Huella de Chernobyl

¿Que hay detrás de esa puerta abierta? ¿Con quien comunica ese interfono que debe de llevar cuarenta años colgado en la pared? ¿Quién riega esas frágiles plantas que se ven en los tiestos que flanquean un sillón vacío? ¿A que sabe el agua que sale de ese grifo que parece un trozo de manguera incrustada en la pared? ¿Quién se ha dejado el babero en la barandilla de la cuna donde duerme un niño que nunca sabremos quien es? ¿A quien pertenecen esas radiografías que muestran una grave desviación de la columna vertebral? ¿Y como se llama esa mujer de las pantuflas, esa mujer que se ha sentado en un sofá raído, bajo un tapiz igual de raído, y que guarda una pila de periódicos bajo la televisión, mientras el reloj marca las doce y veinticinco de un día que nunca sabremos cual fue?

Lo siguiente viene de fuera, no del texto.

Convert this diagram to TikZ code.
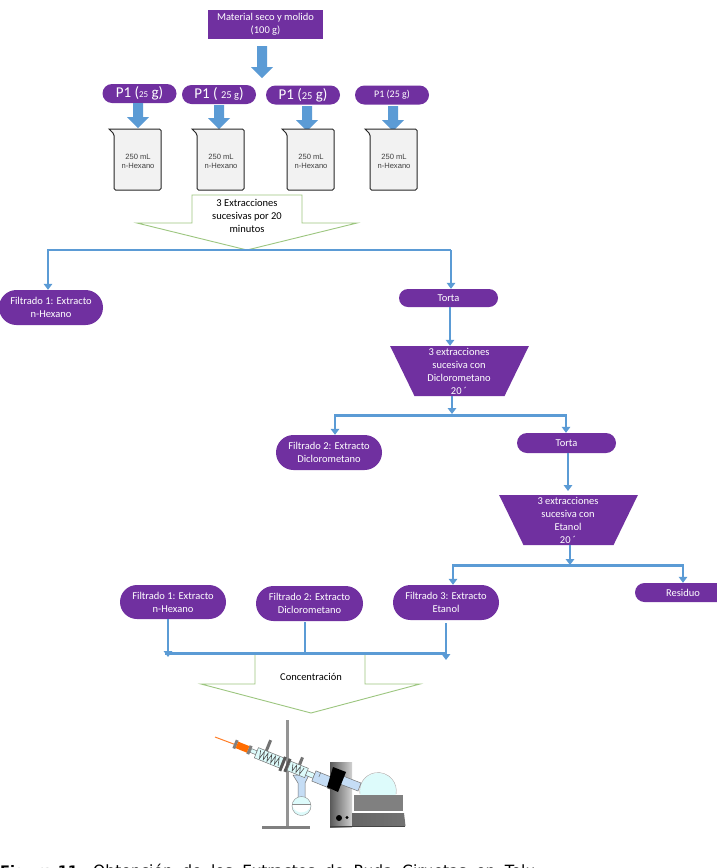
\documentclass[tikz,border=0pt]{standalone}
\usepackage{fontspec}
\setmainfont{Carlito}
\newfontfamily\arialfont{Liberation Sans}
\newfontfamily\verdanafont{DejaVu Sans}
\usetikzlibrary{arrows.meta,shapes.misc,shapes.geometric,calc}
\definecolor{grape}{HTML}{7030A0}
\definecolor{flow}{HTML}{5B9BD5}
\definecolor{leaf}{HTML}{9CC67F}
\definecolor{paleice}{HTML}{DDFBFB}
\definecolor{paleblue}{HTML}{C5DDF5}
\tikzset{
  x=1pt,y=-1pt,
  pill/.style={rounded rectangle,fill=grape,text=white,align=center,inner sep=0pt,font=\fontsize{10.5}{13}\selectfont},
  portion/.style={pill,minimum width=74pt,minimum height=19pt,font=\fontsize{15}{15}\selectfont},
  hopper/.style={trapezium,trapezium stretches=true,shape border rotate=180,trapezium angle=61.6,fill=grape,inner sep=0pt,minimum width=139pt,minimum height=50pt},
  wire/.style={flow,line width=2.8pt},
  link/.style={flow,line width=2.8pt,-{Triangle[length=6pt,width=8.5pt]}},
  beaker/.style={draw=black!85,fill=black!5,line width=1pt,rounded corners=1.5pt},
  callout/.style={draw=leaf,fill=white,line width=.9pt},
  tag/.style={align=center,inner sep=0pt,font=\fontsize{10.5}{13}\selectfont},
  glasspart/.style={draw=black!55,line width=.5pt,fill=paleice},
}
% block arrow pointing down; #1 = centre x, #2 = top y, #3 = tip y
\newcommand{\blockdown}[3]{%
  \fill[flow] (#1-5,#2) -- (#1+5,#2) -- (#1+5,#3-11) -- (#1+11,#3-11) -- (#1,#3) -- (#1-11,#3-11) -- (#1-5,#3-11) -- cycle;}
% beaker outline; #1 = node name, #2 = left x of the body
\newcommand{\glass}[2]{%
  \draw[beaker] (#2-5,129) -- (#2+47,129) -- (#2+47,190) -- (#2,190) -- (#2,134) [sharp corners] -- cycle;
  \node[font=\arialfont\fontsize{7.6}{9}\selectfont,align=center,text=black!75] (#1) at (#2+24,161.5) {250 mL\\n-Hexano};}
\begin{document}
\begin{tikzpicture}
\useasboundingbox (0,0) rectangle (716,868);
\fill[white] (0,0) rectangle (716,868);

% starting material
\node[fill=grape,text=white,tag,minimum width=115pt,minimum height=29pt] (mat) at (265.5,24.5) {Material seco y molido\\(100 g)};
\blockdown{262}{46}{78}

% portions
\node[portion] (p1) at (139.5,93.5) {P1 ({\fontsize{9}{9}\selectfont 25} g)};
\node[portion] (p2) at (219,94.5) {P1 ( {\fontsize{10.5}{10.5}\selectfont 25 g})};
\node[portion] (p3) at (303,95) {P1 ({\fontsize{10.5}{10.5}\selectfont 25} g)};
\node[portion,font=\fontsize{10}{10}\selectfont] (p4) at (392,95) {P1 (25 g)};

\blockdown{138}{103}{128}
\blockdown{219}{105}{129}
\blockdown{307}{106}{131}
\blockdown{393}{106}{131}

\glass{b1}{114}
\glass{b2}{197}
\glass{b3}{287}
\glass{b4}{370}

% first extraction callout
\draw[callout] (192,223) -- (192,195) -- (302,195) -- (302,223) -- (357,223) -- (247,250) -- (137,223) -- cycle;
\node[tag] (ext) at (247,216) {3 Extracciones\\sucesivas por 20\\minutos};

% first split
\node[pill,minimum width=104pt,minimum height=35pt] (f1) at (51,307.5) {Filtrado 1: Extracto\\n-Hexano};
\node[pill,minimum width=99pt,minimum height=18pt] (t1) at (448.5,298) {Torta};
\draw[wire] (47,250) -- (451,250);
\draw[link] (48,250) -- (f1.north -| 48,0);
\draw[link] (451,250) -- (t1.north -| 451,0);

% dichloromethane stage
\node[hopper] (d) at (459.5,371) {\phantom{\rule{20pt}{10pt}}};
\node[tag,text=white] (dt) at (459,371.5) {3 extracciones\\sucesiva con\\Diclorometano\\20 ´};
\draw[link] (t1.south -| 450,0) -- (d.north -| 450,0);
\node[pill,minimum width=106pt,minimum height=35pt] (f2) at (329,452.5) {Filtrado 2: Extracto\\Diclorometano};
\node[pill,minimum width=99pt,minimum height=20pt] (t2) at (566.5,443) {Torta};
\coordinate (j2) at (452,414);
\draw[link] (d.south -| 452,0) -- (j2);
\draw[wire] (334,415.5) -- (567,415.5);
\draw[link] (335,415.5) -- (f2.north -| 335,0);
\draw[link] (566,415.5) -- (t2.north -| 566,0);

% ethanol stage
\node[hopper] (e) at (568.5,520) {\phantom{\rule{20pt}{10pt}}};
\node[tag,text=white] (et) at (568,520.5) {3 extracciones\\sucesiva con\\Etanol\\20 ´};
\coordinate (eIn) at (568,491);
\draw[link] (t2.south -| 568,0) -- (eIn);
\node[pill,minimum width=106pt,minimum height=35pt] (f3) at (446,602.5) {Filtrado 3: Extracto\\Etanol};
\node[pill,minimum width=96pt,minimum height=19pt] (res) at (683,592.5) {Residuo};
\coordinate (j3) at (570,565);
\draw[link] (e.south -| 570,0) -- (j3);
\draw[wire] (452,565.7) -- (684,565.7);
\draw[link] (453,565.7) -- (f3.north -| 453,0);
\draw[link] (683,565.7) -- (res.north -| 683,0);

% collecting the three filtrates
\node[pill,minimum width=106pt,minimum height=34pt] (g1) at (173,602) {Filtrado 1: Extracto\\n-Hexano};
\node[pill,minimum width=107pt,minimum height=35pt] (g2) at (309.5,603.5) {Filtrado 2: Extracto\\Diclorometano};
\draw[callout] (255,654) -- (255,684) -- (201,684) -- (311,713) -- (420,684) -- (365,684) -- (365,654) -- cycle;
\draw[wire] (165,653.7) -- (447,653.7);
\coordinate (c1) at (168,657);
\coordinate (c2) at (305,653.7);
\coordinate (c3) at (446,660);
\draw[link] (g1.south -| 168,0) -- (c1);
\draw[wire] (305,622) -- (c2);
\draw[link] (446,623) -- (c3);
\node[tag] (conc) at (311,677) {Concentración};

% rotary evaporator: support stand
\fill[black!42] (286,720) rectangle (289,827);
\fill[black!50] (262,826) rectangle (310,829);

% receiving flask below the condenser
\draw[glasspart,fill=paleblue] (293,775) -- (309,775) -- (305,783) -- (305,798) -- (298,798) -- (298,783) -- cycle;
\fill[paleice] (301.5,806) circle (9.5pt);
\fill[white] (292.2,804.5) -- (310.8,804.5) arc[start angle=-9,end angle=-171,radius=9.4pt];
\draw[black!45,line width=.4pt] (301.5,806) circle (9.5pt);
\draw[black!45,line width=.4pt] (292.1,804.5) -- (310.9,804.5);

% feed needle and glassware along the tilted axis
\draw[orange!80!red!85!white,line width=1pt] (215,737) -- (235,744.5);
\begin{scope}[shift={(236,744.5)},rotate=-22]
  \fill[black!50] (-2,-4.5) rectangle (1,4.5) (13,-4.5) rectangle (16,4.5);
  \fill[orange!85!red] (1,-3.5) rectangle (13,3.5);
  \draw[glasspart] (16,-2) rectangle (22,2);
  \draw[glasspart] (22,-5.5) rectangle (50,5.5);
  \draw[black!70,line width=.6pt] (25,-4) -- (27,4) -- (29,-4) -- (31,4) -- (33,-4) -- (35,4) -- (37,-4) -- (39,4) -- (41,-4) -- (43,4) -- (45,-4) -- (47,4);
  \fill[black!65] (49,-7) rectangle (52,8) (54,-7) rectangle (57,7);
  \draw[glasspart] (57,-5) rectangle (76,5);
  \draw[black!70,line width=.6pt] (60,-3.5) -- (62,3.5) -- (64,-3.5) -- (66,3.5) -- (68,-3.5) -- (70,3.5) -- (72,-3.5);
  \draw[glasspart] (76,-2.5) rectangle (84,2.5);
  \draw[glasspart,fill=paleblue] (84,-5.5) rectangle (103,5.5);
  \draw[black!60,line width=.5pt] (89,-5.5) -- (89,-1);
  \fill[black!60] (101,-6.5) rectangle (104,6.5);
  % clamps on the coils
  \fill[black!55] (29,-17) -- (32,-17) -- (32,-5.5) -- (29,-5.5) -- cycle;
  \fill[black!55] (65,-13) -- (68,-13) -- (68,-5) -- (65,-5) -- cycle;
\end{scope}

% rotary evaporator: heating bath and flask
\fill[paleice] (378,791) circle (18pt);
\draw[black!35,line width=.4pt] (360,794) arc[start angle=190,end angle=-10,radius=18.3pt];
\fill[white] (350,795) rectangle (410,812);
\fill[black!50] (354,795) rectangle (403,811);
\shade[left color=black!65,right color=black!18] (330,762) rectangle (352,827);
\fill[black!75] (330,825.5) rectangle (405,827);
\shade[left color=black!60,middle color=black!8,right color=black!55] (352,813) -- (404,813) -- (405.5,826) -- (352,826) -- cycle;
\fill[black] (339,818) circle (3pt) (347,817.5) circle (1.7pt);

% motor housing and vapour duct
\draw[glasspart,fill=paleblue] (343,776) -- (361,783) -- (358,791) -- (340,784) -- cycle;
\fill[black] (333,767) -- (346,772) -- (338,792) -- (327,787) -- cycle;

% caption, running off the lower edge of the page
\node[anchor=base west,inner sep=0pt,font=\verdanafont\bfseries\fontsize{14.5}{16}\selectfont] (cap) at (0,876) {Figura 11.};
\node[anchor=base west,inner sep=0pt,font=\verdanafont\fontsize{15.5}{16}\selectfont] (cap2) at (cap.base east) {\spaceskip=9.4pt ~Obtención de los Extractos de Ruda Ciruetas en Tolu};
\end{tikzpicture}
\end{document}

Miro las fotos de Quino Castro. Miro la luz grisácea que ilumina el pasillo de un hospital, que quizá no es un hospital sino un orfanato o las dos cosas a la vez. Miro a esa mujer de espaldas que abre una puerta y se aleja de nosotros, que es una de esas mujeres silenciosas que sostienen el mundo, todo nuestro mundo, ese mundo interminable que está hecho de interfonos y sillones desfondados y relojes que marcan las doce y veinticinco y bebés amortajados que no han conseguido salir vivos de la sala de reanimación. Miro esas fotos conteniendo el aliento. Y respiro a fondo. Y suspiro. Y sigo mirando.